### TASK REQUIREMENTS
Quote all lines below exactly. Images stay out.

═══

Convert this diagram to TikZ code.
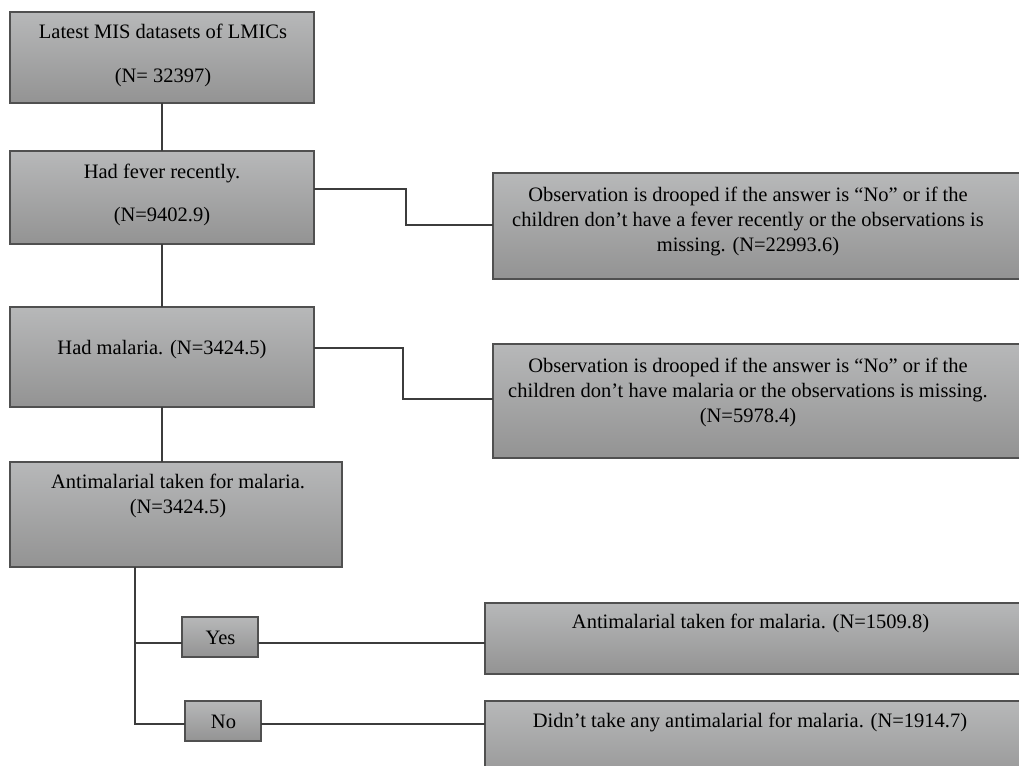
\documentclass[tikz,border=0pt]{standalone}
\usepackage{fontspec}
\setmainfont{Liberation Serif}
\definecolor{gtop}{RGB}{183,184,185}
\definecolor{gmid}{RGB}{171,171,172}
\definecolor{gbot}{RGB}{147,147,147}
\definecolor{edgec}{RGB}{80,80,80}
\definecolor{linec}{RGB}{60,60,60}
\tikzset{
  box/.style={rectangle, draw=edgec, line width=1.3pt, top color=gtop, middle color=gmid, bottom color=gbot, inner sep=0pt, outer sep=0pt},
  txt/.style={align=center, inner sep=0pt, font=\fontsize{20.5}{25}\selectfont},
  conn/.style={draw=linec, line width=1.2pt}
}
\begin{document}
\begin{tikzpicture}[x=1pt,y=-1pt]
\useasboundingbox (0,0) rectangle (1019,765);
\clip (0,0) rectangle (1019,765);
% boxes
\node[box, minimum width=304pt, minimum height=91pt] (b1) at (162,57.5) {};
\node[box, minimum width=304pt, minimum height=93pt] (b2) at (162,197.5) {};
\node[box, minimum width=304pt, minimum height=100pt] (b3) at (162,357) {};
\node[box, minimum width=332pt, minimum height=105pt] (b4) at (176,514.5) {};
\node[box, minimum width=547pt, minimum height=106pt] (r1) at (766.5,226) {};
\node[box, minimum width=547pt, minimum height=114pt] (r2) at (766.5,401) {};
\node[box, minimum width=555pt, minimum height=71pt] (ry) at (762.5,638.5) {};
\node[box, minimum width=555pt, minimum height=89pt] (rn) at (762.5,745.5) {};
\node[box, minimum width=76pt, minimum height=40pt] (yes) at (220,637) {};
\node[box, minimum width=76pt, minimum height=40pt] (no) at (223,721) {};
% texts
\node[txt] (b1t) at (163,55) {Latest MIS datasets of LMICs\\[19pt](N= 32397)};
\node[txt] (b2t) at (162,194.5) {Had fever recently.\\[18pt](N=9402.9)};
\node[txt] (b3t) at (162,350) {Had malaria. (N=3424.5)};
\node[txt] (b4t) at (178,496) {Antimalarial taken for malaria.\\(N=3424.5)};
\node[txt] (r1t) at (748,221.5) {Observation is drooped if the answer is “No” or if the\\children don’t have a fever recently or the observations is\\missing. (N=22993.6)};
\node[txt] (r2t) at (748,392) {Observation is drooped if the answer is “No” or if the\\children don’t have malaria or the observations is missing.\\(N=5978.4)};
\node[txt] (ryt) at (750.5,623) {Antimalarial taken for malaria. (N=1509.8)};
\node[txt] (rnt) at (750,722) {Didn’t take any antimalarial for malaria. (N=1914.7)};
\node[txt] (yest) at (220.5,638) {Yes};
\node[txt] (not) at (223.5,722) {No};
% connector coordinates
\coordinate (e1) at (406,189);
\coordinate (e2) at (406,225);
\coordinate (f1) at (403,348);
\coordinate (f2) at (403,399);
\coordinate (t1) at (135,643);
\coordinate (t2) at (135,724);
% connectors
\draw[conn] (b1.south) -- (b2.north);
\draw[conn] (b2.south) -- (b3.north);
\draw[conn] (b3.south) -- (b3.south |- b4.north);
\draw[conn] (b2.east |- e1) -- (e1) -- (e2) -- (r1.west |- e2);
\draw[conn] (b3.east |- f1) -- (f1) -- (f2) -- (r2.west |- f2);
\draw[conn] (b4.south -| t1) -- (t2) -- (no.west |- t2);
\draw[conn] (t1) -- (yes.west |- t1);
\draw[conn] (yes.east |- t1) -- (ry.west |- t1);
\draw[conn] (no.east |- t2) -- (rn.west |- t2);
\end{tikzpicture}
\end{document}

═══

### EXPECTED ANSWER
Convert this diagram to TikZ code.
\documentclass[tikz,border=0pt]{standalone}
\usepackage{fontspec}
\setmainfont{Liberation Serif}
\definecolor{gtop}{RGB}{183,184,185}
\definecolor{gmid}{RGB}{171,171,172}
\definecolor{gbot}{RGB}{147,147,147}
\definecolor{edgec}{RGB}{80,80,80}
\definecolor{linec}{RGB}{60,60,60}
\tikzset{
  box/.style={rectangle, draw=edgec, line width=1.3pt, top color=gtop, middle color=gmid, bottom color=gbot, inner sep=0pt, outer sep=0pt},
  txt/.style={align=center, inner sep=0pt, font=\fontsize{20.5}{25}\selectfont},
  conn/.style={draw=linec, line width=1.2pt}
}
\begin{document}
\begin{tikzpicture}[x=1pt,y=-1pt]
\useasboundingbox (0,0) rectangle (1019,765);
\clip (0,0) rectangle (1019,765);
% boxes
\node[box, minimum width=304pt, minimum height=91pt] (b1) at (162,57.5) {};
\node[box, minimum width=304pt, minimum height=93pt] (b2) at (162,197.5) {};
\node[box, minimum width=304pt, minimum height=100pt] (b3) at (162,357) {};
\node[box, minimum width=332pt, minimum height=105pt] (b4) at (176,514.5) {};
\node[box, minimum width=547pt, minimum height=106pt] (r1) at (766.5,226) {};
\node[box, minimum width=547pt, minimum height=114pt] (r2) at (766.5,401) {};
\node[box, minimum width=555pt, minimum height=71pt] (ry) at (762.5,638.5) {};
\node[box, minimum width=555pt, minimum height=89pt] (rn) at (762.5,745.5) {};
\node[box, minimum width=76pt, minimum height=40pt] (yes) at (220,637) {};
\node[box, minimum width=76pt, minimum height=40pt] (no) at (223,721) {};
% texts
\node[txt] (b1t) at (163,55) {Latest MIS datasets of LMICs\\[19pt](N= 32397)};
\node[txt] (b2t) at (162,194.5) {Had fever recently.\\[18pt](N=9402.9)};
\node[txt] (b3t) at (162,350) {Had malaria. (N=3424.5)};
\node[txt] (b4t) at (178,496) {Antimalarial taken for malaria.\\(N=3424.5)};
\node[txt] (r1t) at (748,221.5) {Observation is drooped if the answer is “No” or if the\\children don’t have a fever recently or the observations is\\missing. (N=22993.6)};
\node[txt] (r2t) at (748,392) {Observation is drooped if the answer is “No” or if the\\children don’t have malaria or the observations is missing.\\(N=5978.4)};
\node[txt] (ryt) at (750.5,623) {Antimalarial taken for malaria. (N=1509.8)};
\node[txt] (rnt) at (750,722) {Didn’t take any antimalarial for malaria. (N=1914.7)};
\node[txt] (yest) at (220.5,638) {Yes};
\node[txt] (not) at (223.5,722) {No};
% connector coordinates
\coordinate (e1) at (406,189);
\coordinate (e2) at (406,225);
\coordinate (f1) at (403,348);
\coordinate (f2) at (403,399);
\coordinate (t1) at (135,643);
\coordinate (t2) at (135,724);
% connectors
\draw[conn] (b1.south) -- (b2.north);
\draw[conn] (b2.south) -- (b3.north);
\draw[conn] (b3.south) -- (b3.south |- b4.north);
\draw[conn] (b2.east |- e1) -- (e1) -- (e2) -- (r1.west |- e2);
\draw[conn] (b3.east |- f1) -- (f1) -- (f2) -- (r2.west |- f2);
\draw[conn] (b4.south -| t1) -- (t2) -- (no.west |- t2);
\draw[conn] (t1) -- (yes.west |- t1);
\draw[conn] (yes.east |- t1) -- (ry.west |- t1);
\draw[conn] (no.east |- t2) -- (rn.west |- t2);
\end{tikzpicture}
\end{document}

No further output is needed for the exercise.